World sugar prices are at the highest level in 28 years
There's considerable debate about looming supply crisis
Tom Stundza -- Purchasing, 8/19/2009 12:10:31 PM
The price of sugar on world markets has soared by 57% so far
this year as parts of Brazil,
the largest exporter, had rainfall four times more than normal, making the cane
too wet for milling. So, a coalition of this nation's largest food
manufacturers has warned of a pending shortage and has asked the U.S.
Department of Agriculture to ease quotas on imports. The government agency is
staying out of the controversy, however, since market economists say fears of
empty supermarket shelves and food industry warehouses are overblown.
The world price of sugar, as traded on the London International Financial Futures and Options Exchange, has moved from 14¢/lb last December to 22¢ this month. But, the Los Angeles Times says there is considerable debate about whether the run-up in sugar prices is a sign of a looming supply crisis. Just a fraction of global sugar supplies is traded on international markets. And, according to the USDA, the wholesale price of sugar in the United States has risen by just 15% from a year ago to a little under 35¢/lb.
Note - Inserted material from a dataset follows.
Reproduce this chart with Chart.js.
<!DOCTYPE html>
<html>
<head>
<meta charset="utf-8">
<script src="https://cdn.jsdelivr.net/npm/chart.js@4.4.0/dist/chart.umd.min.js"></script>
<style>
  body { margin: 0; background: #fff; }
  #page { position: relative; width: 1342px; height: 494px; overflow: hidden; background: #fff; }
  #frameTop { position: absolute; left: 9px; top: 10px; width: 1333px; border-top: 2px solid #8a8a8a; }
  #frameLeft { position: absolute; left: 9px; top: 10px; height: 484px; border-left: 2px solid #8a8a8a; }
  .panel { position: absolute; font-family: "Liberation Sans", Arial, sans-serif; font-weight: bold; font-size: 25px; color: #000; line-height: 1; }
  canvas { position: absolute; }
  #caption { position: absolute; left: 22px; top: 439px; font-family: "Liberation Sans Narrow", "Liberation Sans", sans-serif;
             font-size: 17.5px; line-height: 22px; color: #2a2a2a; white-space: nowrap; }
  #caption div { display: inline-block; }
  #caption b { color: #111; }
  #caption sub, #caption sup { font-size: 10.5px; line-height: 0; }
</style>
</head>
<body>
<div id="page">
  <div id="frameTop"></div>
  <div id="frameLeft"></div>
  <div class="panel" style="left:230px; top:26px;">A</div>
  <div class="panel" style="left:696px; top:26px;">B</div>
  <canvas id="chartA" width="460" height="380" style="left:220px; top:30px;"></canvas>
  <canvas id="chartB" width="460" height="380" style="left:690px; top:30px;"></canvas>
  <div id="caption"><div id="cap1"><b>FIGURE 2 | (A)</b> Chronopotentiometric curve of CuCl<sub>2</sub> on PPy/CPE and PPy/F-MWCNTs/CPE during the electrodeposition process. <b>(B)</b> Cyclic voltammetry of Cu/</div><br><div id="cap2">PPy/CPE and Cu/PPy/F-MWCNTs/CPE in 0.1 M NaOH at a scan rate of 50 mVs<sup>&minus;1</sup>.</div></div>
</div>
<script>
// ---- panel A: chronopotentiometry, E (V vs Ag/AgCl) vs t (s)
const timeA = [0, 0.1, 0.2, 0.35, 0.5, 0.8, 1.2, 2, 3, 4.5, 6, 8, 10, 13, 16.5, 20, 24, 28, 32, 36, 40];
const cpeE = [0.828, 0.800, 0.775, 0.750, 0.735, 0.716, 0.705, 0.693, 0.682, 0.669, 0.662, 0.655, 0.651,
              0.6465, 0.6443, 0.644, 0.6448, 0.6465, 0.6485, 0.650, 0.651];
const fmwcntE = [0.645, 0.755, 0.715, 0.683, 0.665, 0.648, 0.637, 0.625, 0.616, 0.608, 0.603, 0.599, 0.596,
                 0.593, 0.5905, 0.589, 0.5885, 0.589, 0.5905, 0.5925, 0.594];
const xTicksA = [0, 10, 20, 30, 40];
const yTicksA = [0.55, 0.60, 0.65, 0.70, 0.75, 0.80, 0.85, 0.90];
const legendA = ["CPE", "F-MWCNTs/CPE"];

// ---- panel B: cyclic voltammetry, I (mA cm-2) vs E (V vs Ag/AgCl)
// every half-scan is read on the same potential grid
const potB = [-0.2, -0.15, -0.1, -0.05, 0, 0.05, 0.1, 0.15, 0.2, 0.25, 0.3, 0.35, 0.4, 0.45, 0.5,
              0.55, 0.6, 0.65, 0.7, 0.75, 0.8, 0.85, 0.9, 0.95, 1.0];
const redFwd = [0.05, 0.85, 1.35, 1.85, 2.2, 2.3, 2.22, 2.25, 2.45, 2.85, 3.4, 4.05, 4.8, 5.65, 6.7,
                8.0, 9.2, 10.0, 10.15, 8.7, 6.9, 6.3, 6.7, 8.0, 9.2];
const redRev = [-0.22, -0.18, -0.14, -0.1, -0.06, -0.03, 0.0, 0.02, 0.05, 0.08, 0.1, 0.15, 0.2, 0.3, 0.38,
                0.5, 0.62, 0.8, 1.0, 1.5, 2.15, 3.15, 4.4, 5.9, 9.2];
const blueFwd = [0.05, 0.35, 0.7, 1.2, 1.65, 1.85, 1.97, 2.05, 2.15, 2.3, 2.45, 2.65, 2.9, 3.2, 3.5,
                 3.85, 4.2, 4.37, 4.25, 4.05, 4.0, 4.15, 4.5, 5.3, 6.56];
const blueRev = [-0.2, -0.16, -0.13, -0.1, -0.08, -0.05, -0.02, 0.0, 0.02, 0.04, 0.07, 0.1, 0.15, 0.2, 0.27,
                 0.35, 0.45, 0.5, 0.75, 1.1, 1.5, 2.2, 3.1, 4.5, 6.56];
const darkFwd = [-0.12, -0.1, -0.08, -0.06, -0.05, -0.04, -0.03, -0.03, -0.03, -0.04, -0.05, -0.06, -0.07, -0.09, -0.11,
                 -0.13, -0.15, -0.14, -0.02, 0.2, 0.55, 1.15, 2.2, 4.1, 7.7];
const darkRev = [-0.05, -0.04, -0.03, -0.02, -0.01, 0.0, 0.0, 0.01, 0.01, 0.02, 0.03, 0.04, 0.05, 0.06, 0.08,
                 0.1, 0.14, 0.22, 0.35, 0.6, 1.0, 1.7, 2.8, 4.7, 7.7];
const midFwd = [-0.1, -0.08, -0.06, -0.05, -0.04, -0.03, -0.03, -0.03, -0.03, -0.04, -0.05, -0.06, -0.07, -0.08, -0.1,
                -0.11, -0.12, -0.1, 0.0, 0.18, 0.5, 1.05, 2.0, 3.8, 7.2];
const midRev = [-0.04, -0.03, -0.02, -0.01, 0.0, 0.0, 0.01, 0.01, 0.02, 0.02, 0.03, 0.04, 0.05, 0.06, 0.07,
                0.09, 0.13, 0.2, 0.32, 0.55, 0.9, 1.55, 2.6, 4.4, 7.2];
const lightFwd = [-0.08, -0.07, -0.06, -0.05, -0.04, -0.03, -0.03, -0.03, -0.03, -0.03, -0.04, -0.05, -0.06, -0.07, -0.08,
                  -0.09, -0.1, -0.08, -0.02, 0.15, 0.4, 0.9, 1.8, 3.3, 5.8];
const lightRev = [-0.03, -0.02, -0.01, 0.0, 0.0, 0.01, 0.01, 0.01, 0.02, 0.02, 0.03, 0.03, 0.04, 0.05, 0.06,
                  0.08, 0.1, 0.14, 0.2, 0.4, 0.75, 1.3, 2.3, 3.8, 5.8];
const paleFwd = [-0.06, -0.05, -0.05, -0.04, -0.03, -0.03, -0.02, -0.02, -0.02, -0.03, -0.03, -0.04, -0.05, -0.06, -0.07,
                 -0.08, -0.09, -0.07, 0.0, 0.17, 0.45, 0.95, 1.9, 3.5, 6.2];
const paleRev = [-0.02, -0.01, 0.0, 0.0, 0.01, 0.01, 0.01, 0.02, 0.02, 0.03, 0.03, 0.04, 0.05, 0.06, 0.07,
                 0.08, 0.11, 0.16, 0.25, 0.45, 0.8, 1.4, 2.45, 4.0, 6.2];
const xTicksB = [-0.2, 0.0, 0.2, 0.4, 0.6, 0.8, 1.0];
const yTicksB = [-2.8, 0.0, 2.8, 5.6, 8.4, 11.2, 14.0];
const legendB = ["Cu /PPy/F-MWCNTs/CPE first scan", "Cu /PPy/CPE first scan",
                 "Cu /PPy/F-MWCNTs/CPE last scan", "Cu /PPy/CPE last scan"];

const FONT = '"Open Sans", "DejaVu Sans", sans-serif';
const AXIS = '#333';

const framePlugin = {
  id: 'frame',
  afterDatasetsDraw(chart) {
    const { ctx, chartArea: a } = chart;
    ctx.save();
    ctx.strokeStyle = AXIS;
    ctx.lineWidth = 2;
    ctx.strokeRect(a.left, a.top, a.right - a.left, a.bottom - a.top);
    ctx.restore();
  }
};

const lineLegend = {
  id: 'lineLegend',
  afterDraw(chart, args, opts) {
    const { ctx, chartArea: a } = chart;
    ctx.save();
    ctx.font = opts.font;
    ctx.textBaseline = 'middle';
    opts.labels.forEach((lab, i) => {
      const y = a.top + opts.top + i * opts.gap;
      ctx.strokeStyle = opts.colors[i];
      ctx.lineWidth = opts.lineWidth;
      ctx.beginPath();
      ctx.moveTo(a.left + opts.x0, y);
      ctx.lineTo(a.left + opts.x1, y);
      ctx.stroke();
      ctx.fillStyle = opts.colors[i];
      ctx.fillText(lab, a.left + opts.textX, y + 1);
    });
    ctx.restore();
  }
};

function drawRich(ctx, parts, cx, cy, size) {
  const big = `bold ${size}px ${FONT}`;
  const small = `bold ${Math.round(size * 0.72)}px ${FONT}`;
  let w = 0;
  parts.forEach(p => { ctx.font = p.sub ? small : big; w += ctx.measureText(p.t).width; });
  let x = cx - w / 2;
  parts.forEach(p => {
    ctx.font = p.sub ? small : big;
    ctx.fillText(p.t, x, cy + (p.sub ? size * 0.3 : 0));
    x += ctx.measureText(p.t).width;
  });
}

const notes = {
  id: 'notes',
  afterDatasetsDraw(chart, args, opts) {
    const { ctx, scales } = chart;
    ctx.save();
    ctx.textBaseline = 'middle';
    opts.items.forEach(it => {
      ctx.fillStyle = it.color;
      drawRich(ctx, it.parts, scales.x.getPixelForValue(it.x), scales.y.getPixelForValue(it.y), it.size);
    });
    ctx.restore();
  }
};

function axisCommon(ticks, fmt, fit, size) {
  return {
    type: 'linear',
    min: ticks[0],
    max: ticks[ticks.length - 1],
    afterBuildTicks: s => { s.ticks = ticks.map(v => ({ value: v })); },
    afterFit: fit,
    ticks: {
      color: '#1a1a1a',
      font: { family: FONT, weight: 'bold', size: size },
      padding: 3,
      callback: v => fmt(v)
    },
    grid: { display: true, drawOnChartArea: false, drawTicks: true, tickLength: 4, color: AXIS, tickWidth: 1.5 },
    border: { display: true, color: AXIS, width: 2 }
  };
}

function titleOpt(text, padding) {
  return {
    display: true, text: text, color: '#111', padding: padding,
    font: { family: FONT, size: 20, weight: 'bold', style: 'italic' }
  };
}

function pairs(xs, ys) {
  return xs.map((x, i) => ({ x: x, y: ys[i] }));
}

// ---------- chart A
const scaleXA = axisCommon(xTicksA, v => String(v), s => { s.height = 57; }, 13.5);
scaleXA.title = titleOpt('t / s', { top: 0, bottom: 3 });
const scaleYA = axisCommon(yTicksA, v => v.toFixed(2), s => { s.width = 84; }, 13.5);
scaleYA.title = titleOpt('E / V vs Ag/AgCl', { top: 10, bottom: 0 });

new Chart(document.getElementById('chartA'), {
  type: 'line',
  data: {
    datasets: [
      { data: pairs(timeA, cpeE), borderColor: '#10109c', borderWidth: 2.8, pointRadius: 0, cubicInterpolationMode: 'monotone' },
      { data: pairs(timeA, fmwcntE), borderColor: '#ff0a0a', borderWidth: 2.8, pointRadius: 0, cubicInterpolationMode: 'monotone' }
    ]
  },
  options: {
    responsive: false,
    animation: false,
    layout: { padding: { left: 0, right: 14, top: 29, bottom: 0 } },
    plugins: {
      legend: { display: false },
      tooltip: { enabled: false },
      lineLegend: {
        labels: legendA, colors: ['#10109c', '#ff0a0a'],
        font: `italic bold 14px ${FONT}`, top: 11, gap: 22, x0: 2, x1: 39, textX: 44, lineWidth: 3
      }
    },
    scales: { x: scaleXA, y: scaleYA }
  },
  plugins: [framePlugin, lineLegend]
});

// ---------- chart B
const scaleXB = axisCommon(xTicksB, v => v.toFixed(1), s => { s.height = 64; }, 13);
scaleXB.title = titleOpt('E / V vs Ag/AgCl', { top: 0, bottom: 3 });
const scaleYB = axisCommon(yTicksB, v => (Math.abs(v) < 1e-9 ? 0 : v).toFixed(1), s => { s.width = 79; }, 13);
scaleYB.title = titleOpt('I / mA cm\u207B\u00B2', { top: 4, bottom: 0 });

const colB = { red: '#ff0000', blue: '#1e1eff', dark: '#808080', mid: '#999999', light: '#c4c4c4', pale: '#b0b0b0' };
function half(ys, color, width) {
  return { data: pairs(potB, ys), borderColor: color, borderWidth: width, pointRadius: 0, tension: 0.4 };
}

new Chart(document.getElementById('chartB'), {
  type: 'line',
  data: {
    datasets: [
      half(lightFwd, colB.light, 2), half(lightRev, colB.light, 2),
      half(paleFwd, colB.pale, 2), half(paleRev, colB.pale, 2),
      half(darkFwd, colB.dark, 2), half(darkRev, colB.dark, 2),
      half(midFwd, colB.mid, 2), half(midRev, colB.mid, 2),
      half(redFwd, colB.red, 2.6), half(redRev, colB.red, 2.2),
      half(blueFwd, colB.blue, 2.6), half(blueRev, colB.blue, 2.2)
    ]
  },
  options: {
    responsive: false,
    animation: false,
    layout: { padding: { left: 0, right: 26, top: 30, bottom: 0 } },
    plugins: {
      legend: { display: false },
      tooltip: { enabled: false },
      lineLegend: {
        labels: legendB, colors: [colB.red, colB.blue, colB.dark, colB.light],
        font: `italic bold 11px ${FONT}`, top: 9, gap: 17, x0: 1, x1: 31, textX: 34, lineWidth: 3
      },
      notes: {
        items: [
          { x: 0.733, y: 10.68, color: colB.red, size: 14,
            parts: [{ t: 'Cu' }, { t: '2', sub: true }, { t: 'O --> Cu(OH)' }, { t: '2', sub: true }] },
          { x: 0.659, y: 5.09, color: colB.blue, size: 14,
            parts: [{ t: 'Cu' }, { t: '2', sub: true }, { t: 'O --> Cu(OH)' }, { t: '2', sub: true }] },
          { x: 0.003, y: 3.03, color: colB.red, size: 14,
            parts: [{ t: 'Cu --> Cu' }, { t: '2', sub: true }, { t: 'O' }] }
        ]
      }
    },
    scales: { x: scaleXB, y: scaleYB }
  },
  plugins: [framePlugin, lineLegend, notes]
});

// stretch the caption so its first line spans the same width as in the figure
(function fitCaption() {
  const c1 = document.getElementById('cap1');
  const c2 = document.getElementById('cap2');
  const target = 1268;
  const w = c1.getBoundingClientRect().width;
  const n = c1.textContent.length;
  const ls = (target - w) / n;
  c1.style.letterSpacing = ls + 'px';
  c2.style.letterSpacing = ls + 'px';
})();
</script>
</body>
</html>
Interestingly, buyers have yet to begin complaining--either about shortage or higher purchase prices--in various surveys. And, some analysts say the gloomy outlook of the big food companies is really part of a larger effort to pressure the U.S., and other governments into dismantling sugar trade barriers to boost supply to feed a growing global sweet tooth.
The U.S. consumes about 10 million metric tons of sugar annually, according to the American Sugar Alliance, the trade group that represents domestic sugar farmers. "I do not think there will be a severe sugar shortage for U.S. food manufacturers in the near future," Standard & Poor's equity analyst Tom Graves tells the LA Times. He says the lobbying by the food companies is more about the politics of sugar quotas than price spikes or shortages.
Meanwhile, Bloomberg is quoting the views of Martin Todd that the 2008-2009 surge in sugar prices will encourage farmers worldwide to increase plantings, potentially leading to a large surplus in two years. Todd, managing director of LMC International, an Oxford, England-based advisory company for agricultural commodities, says "we will see a very healthy response (to the high prices); we'll be looking at production surpluses again" by 2011. John Reeve, director for agricultural commodities at Standard Chartered Bank in Singapore, tells the news service that the current price spike will show signs of "substantially cooling off" early next year.